Our growing economic disparity also aggravates what one could call a “despair gap.” As reported in The New York Times, a study by the Center for American Progress found a direct correlation between the percentage of “underwater” homes and counties that voted for Trump. Similarly, a sociology professor at Penn State found that Trump fared better in counties where the mortality rates caused by drugs, alcohol, and suicide were highest. Among many other things, some poisonous, what issued from Trump’s America was a desperate and angry cry for help.

The grievous truth is that ever more Americans fear other Americans, whose lives they can no longer imagine, save as the enemies of all they hold dear.
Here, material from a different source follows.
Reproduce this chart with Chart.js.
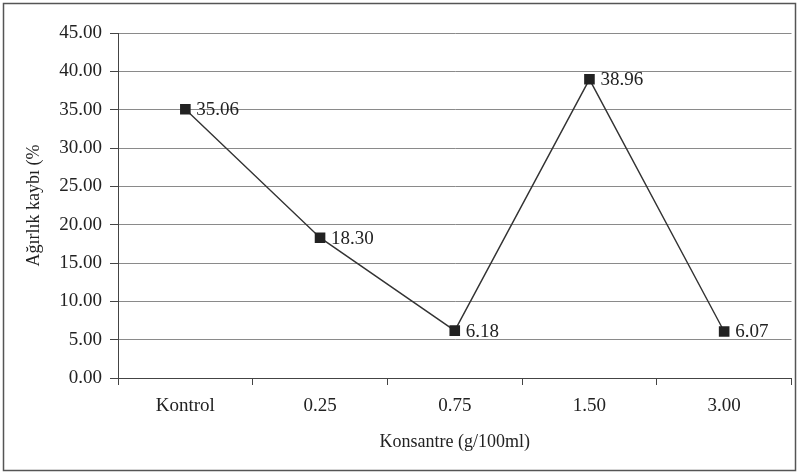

And partisan media and social media — purveyors of “alternative facts” — fortify these gated communities of the mind.

The GOP must preserve them, lest their residents notice that Trump’s populism of false promises and racial animus masks its service to the wealthy. The Democrats’ road is infinitely harder — but potentially more unifying – than merely firing up their subgroups while scaring seniors about entitlements. The party must become a credible force for betterment in the lives and minds of more Americans, no matter who or where. Only then will we learn whether politics can help restore a country so fractured and embittered.